### Task instructions
Return the listing below unchanged, minus its pictures.

═════ Data ═════

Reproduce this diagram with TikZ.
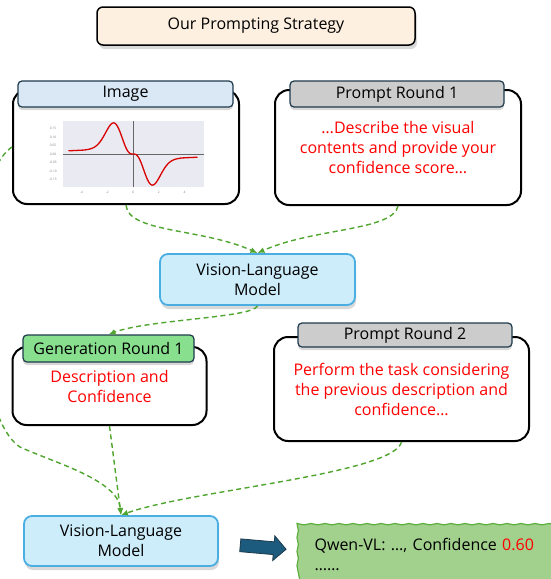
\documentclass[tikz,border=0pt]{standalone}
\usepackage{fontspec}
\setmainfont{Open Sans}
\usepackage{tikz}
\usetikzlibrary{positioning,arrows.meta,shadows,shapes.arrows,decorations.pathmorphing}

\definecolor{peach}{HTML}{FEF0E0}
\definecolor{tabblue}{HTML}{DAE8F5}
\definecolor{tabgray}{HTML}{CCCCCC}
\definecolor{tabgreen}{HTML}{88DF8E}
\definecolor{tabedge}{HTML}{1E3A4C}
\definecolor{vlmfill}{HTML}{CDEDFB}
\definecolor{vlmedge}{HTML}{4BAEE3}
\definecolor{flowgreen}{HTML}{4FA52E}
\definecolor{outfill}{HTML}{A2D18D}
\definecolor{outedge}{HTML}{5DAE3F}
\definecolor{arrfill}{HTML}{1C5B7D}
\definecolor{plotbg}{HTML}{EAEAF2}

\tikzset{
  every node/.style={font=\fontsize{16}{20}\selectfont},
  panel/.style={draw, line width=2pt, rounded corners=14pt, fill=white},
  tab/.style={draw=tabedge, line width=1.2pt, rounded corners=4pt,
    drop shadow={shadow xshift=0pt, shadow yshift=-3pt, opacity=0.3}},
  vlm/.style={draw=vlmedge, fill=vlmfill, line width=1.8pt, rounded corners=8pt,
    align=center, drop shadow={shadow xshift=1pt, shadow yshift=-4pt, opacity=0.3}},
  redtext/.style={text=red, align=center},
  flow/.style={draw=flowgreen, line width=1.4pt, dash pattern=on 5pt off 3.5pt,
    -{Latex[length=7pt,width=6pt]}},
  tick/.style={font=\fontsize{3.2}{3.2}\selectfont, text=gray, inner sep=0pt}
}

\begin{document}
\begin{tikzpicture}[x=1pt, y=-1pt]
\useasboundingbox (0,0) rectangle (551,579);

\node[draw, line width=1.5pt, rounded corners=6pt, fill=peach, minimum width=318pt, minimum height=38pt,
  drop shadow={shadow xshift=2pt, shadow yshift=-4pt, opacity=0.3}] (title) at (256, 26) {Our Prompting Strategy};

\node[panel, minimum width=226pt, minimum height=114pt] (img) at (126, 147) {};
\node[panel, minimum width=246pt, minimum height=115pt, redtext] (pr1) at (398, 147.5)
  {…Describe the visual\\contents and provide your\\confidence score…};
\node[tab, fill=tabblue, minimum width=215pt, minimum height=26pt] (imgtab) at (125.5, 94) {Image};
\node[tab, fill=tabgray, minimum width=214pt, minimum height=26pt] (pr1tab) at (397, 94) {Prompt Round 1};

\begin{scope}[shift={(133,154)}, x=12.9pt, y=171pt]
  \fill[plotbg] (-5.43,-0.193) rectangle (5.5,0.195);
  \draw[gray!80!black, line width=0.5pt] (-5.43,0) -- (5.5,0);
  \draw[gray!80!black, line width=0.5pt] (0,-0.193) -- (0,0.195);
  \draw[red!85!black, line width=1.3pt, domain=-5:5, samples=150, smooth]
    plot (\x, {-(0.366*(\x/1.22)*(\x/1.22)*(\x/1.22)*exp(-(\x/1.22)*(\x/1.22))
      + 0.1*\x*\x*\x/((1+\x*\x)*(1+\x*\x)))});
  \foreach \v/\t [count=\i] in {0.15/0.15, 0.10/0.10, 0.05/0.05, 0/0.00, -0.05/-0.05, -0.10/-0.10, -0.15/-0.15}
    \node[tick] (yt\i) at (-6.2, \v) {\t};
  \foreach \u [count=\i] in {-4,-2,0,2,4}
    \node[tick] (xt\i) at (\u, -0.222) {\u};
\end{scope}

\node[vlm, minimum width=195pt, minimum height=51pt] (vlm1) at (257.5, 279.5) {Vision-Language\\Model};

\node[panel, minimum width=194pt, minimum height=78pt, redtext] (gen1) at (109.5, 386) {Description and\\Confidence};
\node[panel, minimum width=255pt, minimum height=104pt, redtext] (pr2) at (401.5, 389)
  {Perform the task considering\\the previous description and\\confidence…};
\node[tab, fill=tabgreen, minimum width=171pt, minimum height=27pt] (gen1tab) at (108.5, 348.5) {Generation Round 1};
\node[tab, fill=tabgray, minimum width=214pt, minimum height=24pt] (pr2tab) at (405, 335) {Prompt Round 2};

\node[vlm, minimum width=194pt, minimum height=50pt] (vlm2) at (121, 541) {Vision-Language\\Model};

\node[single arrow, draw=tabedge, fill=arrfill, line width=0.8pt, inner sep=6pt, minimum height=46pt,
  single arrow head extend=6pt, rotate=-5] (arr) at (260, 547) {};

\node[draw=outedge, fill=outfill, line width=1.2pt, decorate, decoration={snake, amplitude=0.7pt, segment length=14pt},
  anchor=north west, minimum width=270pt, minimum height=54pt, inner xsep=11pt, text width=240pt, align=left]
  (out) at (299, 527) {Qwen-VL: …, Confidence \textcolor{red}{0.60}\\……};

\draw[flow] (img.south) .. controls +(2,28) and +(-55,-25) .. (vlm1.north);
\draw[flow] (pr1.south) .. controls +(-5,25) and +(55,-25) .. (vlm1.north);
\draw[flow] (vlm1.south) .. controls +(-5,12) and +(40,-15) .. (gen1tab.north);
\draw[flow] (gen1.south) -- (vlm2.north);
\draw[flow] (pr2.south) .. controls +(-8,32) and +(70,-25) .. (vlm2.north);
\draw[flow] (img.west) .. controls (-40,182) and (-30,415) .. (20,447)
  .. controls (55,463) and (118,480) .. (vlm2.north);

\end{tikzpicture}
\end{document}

═════

### Answer for this exercise
Reproduce this diagram with TikZ.
\documentclass[tikz,border=0pt]{standalone}
\usepackage{fontspec}
\setmainfont{Open Sans}
\usepackage{tikz}
\usetikzlibrary{positioning,arrows.meta,shadows,shapes.arrows,decorations.pathmorphing}

\definecolor{peach}{HTML}{FEF0E0}
\definecolor{tabblue}{HTML}{DAE8F5}
\definecolor{tabgray}{HTML}{CCCCCC}
\definecolor{tabgreen}{HTML}{88DF8E}
\definecolor{tabedge}{HTML}{1E3A4C}
\definecolor{vlmfill}{HTML}{CDEDFB}
\definecolor{vlmedge}{HTML}{4BAEE3}
\definecolor{flowgreen}{HTML}{4FA52E}
\definecolor{outfill}{HTML}{A2D18D}
\definecolor{outedge}{HTML}{5DAE3F}
\definecolor{arrfill}{HTML}{1C5B7D}
\definecolor{plotbg}{HTML}{EAEAF2}

\tikzset{
  every node/.style={font=\fontsize{16}{20}\selectfont},
  panel/.style={draw, line width=2pt, rounded corners=14pt, fill=white},
  tab/.style={draw=tabedge, line width=1.2pt, rounded corners=4pt,
    drop shadow={shadow xshift=0pt, shadow yshift=-3pt, opacity=0.3}},
  vlm/.style={draw=vlmedge, fill=vlmfill, line width=1.8pt, rounded corners=8pt,
    align=center, drop shadow={shadow xshift=1pt, shadow yshift=-4pt, opacity=0.3}},
  redtext/.style={text=red, align=center},
  flow/.style={draw=flowgreen, line width=1.4pt, dash pattern=on 5pt off 3.5pt,
    -{Latex[length=7pt,width=6pt]}},
  tick/.style={font=\fontsize{3.2}{3.2}\selectfont, text=gray, inner sep=0pt}
}

\begin{document}
\begin{tikzpicture}[x=1pt, y=-1pt]
\useasboundingbox (0,0) rectangle (551,579);

\node[draw, line width=1.5pt, rounded corners=6pt, fill=peach, minimum width=318pt, minimum height=38pt,
  drop shadow={shadow xshift=2pt, shadow yshift=-4pt, opacity=0.3}] (title) at (256, 26) {Our Prompting Strategy};

\node[panel, minimum width=226pt, minimum height=114pt] (img) at (126, 147) {};
\node[panel, minimum width=246pt, minimum height=115pt, redtext] (pr1) at (398, 147.5)
  {…Describe the visual\\contents and provide your\\confidence score…};
\node[tab, fill=tabblue, minimum width=215pt, minimum height=26pt] (imgtab) at (125.5, 94) {Image};
\node[tab, fill=tabgray, minimum width=214pt, minimum height=26pt] (pr1tab) at (397, 94) {Prompt Round 1};

\begin{scope}[shift={(133,154)}, x=12.9pt, y=171pt]
  \fill[plotbg] (-5.43,-0.193) rectangle (5.5,0.195);
  \draw[gray!80!black, line width=0.5pt] (-5.43,0) -- (5.5,0);
  \draw[gray!80!black, line width=0.5pt] (0,-0.193) -- (0,0.195);
  \draw[red!85!black, line width=1.3pt, domain=-5:5, samples=150, smooth]
    plot (\x, {-(0.366*(\x/1.22)*(\x/1.22)*(\x/1.22)*exp(-(\x/1.22)*(\x/1.22))
      + 0.1*\x*\x*\x/((1+\x*\x)*(1+\x*\x)))});
  \foreach \v/\t [count=\i] in {0.15/0.15, 0.10/0.10, 0.05/0.05, 0/0.00, -0.05/-0.05, -0.10/-0.10, -0.15/-0.15}
    \node[tick] (yt\i) at (-6.2, \v) {\t};
  \foreach \u [count=\i] in {-4,-2,0,2,4}
    \node[tick] (xt\i) at (\u, -0.222) {\u};
\end{scope}

\node[vlm, minimum width=195pt, minimum height=51pt] (vlm1) at (257.5, 279.5) {Vision-Language\\Model};

\node[panel, minimum width=194pt, minimum height=78pt, redtext] (gen1) at (109.5, 386) {Description and\\Confidence};
\node[panel, minimum width=255pt, minimum height=104pt, redtext] (pr2) at (401.5, 389)
  {Perform the task considering\\the previous description and\\confidence…};
\node[tab, fill=tabgreen, minimum width=171pt, minimum height=27pt] (gen1tab) at (108.5, 348.5) {Generation Round 1};
\node[tab, fill=tabgray, minimum width=214pt, minimum height=24pt] (pr2tab) at (405, 335) {Prompt Round 2};

\node[vlm, minimum width=194pt, minimum height=50pt] (vlm2) at (121, 541) {Vision-Language\\Model};

\node[single arrow, draw=tabedge, fill=arrfill, line width=0.8pt, inner sep=6pt, minimum height=46pt,
  single arrow head extend=6pt, rotate=-5] (arr) at (260, 547) {};

\node[draw=outedge, fill=outfill, line width=1.2pt, decorate, decoration={snake, amplitude=0.7pt, segment length=14pt},
  anchor=north west, minimum width=270pt, minimum height=54pt, inner xsep=11pt, text width=240pt, align=left]
  (out) at (299, 527) {Qwen-VL: …, Confidence \textcolor{red}{0.60}\\……};

\draw[flow] (img.south) .. controls +(2,28) and +(-55,-25) .. (vlm1.north);
\draw[flow] (pr1.south) .. controls +(-5,25) and +(55,-25) .. (vlm1.north);
\draw[flow] (vlm1.south) .. controls +(-5,12) and +(40,-15) .. (gen1tab.north);
\draw[flow] (gen1.south) -- (vlm2.north);
\draw[flow] (pr2.south) .. controls +(-8,32) and +(70,-25) .. (vlm2.north);
\draw[flow] (img.west) .. controls (-40,182) and (-30,415) .. (20,447)
  .. controls (55,463) and (118,480) .. (vlm2.north);

\end{tikzpicture}
\end{document}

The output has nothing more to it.